Assertability is a precondition (the speaker SHOULD have credence ≥ threshold), but the operation succeeds regardless — modeling that assertion can occur even when the norm is violated (as in lying).

Equations

• s.assert p = { credence := s.credence, threshold := s.threshold, asserted := s.asserted.add p }

def Theories.Pragmatics.Assertion.Lauer.LauerState.assertable {W : Type u_1} (s : LauerState W) (p : BProp W) [BEq (BProp W)] : Bool

Check if a proposition is assertable (credence ≥ threshold).

Equations

• s.assertable p = decide (s.credence.lookup p ≥ s.threshold)

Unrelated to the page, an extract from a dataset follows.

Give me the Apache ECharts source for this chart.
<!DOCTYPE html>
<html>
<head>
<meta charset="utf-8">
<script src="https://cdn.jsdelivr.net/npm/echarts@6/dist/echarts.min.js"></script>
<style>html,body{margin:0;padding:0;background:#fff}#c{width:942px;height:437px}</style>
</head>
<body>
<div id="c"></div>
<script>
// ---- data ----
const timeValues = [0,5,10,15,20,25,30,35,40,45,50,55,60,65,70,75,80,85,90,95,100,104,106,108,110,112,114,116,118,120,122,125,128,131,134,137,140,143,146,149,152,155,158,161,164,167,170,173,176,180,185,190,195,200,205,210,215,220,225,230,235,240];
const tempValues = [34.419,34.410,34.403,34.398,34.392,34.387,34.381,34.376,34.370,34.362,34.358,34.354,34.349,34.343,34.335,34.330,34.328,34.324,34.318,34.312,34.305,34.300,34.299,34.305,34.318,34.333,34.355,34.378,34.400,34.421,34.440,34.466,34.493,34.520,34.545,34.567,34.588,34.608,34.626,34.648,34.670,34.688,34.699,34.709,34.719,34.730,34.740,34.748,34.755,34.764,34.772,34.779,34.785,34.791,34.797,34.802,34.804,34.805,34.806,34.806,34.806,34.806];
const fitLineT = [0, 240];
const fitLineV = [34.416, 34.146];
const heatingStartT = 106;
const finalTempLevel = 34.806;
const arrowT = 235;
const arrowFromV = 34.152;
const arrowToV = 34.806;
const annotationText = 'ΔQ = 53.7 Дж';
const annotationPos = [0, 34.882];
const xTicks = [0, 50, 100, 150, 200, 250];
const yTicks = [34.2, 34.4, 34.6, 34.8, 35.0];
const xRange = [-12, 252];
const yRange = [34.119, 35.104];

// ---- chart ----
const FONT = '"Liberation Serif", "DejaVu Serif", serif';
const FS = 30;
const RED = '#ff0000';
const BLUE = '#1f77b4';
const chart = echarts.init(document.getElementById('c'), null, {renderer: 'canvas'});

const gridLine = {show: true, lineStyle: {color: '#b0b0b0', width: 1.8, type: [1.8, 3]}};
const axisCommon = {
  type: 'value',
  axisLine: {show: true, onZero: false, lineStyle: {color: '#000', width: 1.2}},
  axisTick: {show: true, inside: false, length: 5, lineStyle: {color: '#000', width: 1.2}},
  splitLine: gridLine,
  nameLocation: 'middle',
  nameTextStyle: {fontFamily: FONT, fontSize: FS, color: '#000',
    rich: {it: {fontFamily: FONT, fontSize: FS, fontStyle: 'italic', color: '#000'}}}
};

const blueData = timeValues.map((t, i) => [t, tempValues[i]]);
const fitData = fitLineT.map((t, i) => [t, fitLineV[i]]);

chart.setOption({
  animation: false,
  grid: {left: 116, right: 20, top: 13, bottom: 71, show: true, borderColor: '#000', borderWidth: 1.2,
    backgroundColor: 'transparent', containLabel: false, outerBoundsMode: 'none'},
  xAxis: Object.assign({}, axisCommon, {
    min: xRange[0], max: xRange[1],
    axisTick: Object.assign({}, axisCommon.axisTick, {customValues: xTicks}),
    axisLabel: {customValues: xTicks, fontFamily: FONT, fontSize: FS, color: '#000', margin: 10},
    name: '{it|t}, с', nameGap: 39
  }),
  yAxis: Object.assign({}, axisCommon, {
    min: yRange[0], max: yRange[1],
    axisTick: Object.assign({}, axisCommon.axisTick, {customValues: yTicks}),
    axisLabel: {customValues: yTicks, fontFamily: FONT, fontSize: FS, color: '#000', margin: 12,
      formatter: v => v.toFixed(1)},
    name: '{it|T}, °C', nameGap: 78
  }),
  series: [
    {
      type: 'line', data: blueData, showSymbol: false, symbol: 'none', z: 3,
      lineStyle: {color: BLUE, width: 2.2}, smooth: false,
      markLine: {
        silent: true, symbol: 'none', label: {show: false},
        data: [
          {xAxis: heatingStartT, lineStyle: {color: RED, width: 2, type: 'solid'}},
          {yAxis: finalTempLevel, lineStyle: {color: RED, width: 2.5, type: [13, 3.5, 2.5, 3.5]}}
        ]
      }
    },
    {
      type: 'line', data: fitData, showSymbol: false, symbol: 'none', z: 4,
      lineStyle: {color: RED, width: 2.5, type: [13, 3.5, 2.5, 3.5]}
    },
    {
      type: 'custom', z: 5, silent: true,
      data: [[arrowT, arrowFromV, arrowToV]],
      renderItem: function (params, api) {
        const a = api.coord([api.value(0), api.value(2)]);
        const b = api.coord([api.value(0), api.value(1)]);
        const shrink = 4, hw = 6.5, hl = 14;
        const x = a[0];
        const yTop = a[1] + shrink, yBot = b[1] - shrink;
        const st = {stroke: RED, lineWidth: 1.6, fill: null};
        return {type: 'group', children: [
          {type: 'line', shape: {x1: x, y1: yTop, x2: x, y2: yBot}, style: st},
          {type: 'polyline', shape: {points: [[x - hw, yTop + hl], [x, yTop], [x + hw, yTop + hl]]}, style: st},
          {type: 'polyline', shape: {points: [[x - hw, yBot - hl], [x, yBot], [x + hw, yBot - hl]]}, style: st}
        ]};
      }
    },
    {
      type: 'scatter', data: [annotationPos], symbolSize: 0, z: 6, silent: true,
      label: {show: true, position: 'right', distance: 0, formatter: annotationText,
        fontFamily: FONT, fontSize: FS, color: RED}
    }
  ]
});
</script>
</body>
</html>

def Theories.Pragmatics.Assertion.Lauer.LauerState.contextSet {W : Type u_1} (s : LauerState W) : Core.CommonGround.ContextSet W

Context set: worlds compatible with all asserted propositions.

Equations

• s.contextSet w = (s.asserted.toContextSet w = true)

def Theories.Pragmatics.Assertion.Lauer.LauerState.isStable {W : Type u_1} : LauerState W → Bool

Stability: always stable (no table mechanism).

Equations

• x✝.isStable = true

RSA Correspondence

Lauer's probabilistic model maps naturally to RSA parameters:

Lauer	RSA	Role
credence	worldPrior	probability over worlds
threshold	alpha	rationality / commitment level
asserted	utterance history	discourse context

The mapping is conceptual, not formal: RSA's worldPrior is a distribution over worlds (P(w)), while Lauer's credence is a probability over propositions (P(p)). The connection is:

P_Lauer(p) = Σ_{w: p(w)} P_RSA(w)

This lifts RSA's world-level prior to Lauer's proposition-level credence.

theorem Theories.Pragmatics.Assertion.Lauer.always_stable {W : Type u_1} (s : LauerState W) : s.isStable = true

Lauer is always stable (no pending issues mechanism).